Amy Raymond is no stranger to the National Ballet Academy, as she has worked several times in recent years on teaching William Forsythe’s technique and ballets to the students. It was also through Forsythe that she came into contact, around nine years ago, with the Japanese budo master Akira Hino. ‘Hino has worked with dancers of The Forsythe Company (successor to Ballett Frankfurt – ed.) on achieving a more efficient and natural use of the body’.

Last year, Raymond and Hino worked together on investigating how Hino’s martial arts method can be applied to classical ballet. Raymond says, ‘Many people still think of martial arts as being a competitive sport, but that’s really not the case here. Hino has been developing his method for 35 years now. He’s 68 and it’s incredible how flowing his movements are and how powerful he is. Youngsters are no match for him’.

‘In the workshops, I’ll be concentrating on creating more awareness of the body. We’ll be working on stretching, although not legs, back and turn-out, like in ballet. It’s all about stretching the really deep muscles that are attached to your spine. The students will feel parts of their body they’ve never felt before’.
‘I also want to expand their focus. By focusing on certain parts of the body as a classical dancer, you can create more beautiful lines and also feel those ‘inner lines’. And we’ll be working on developing an ‘objective eye’. As a dancer – and even just as a person – you often have a completely different idea of what you’re doing to what it actually looks like.

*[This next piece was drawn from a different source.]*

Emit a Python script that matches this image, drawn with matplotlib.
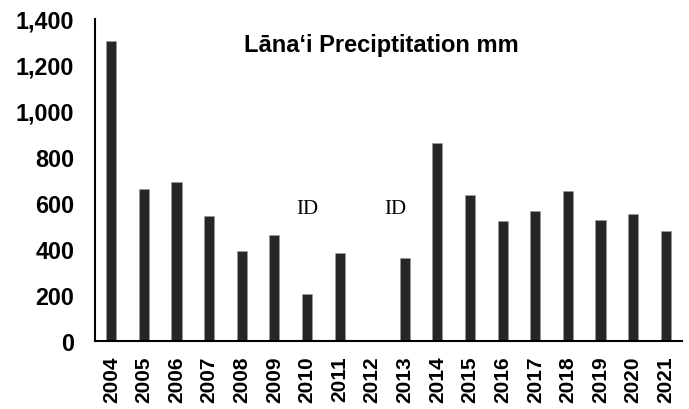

By learning to look objectively at themselves, through using photos or videos, for example, students gain awareness and you stimulate their own responsibility for making adjustments where necessary’.

‘And if we still have time’, says Raymond laughing, ‘I’d like to also work on the contact between dancers. Dancing together is more than just looking at one another to check that you’re in line. You have to be genuinely sensitive to the other person, and really feel the other person and the space that separates you’.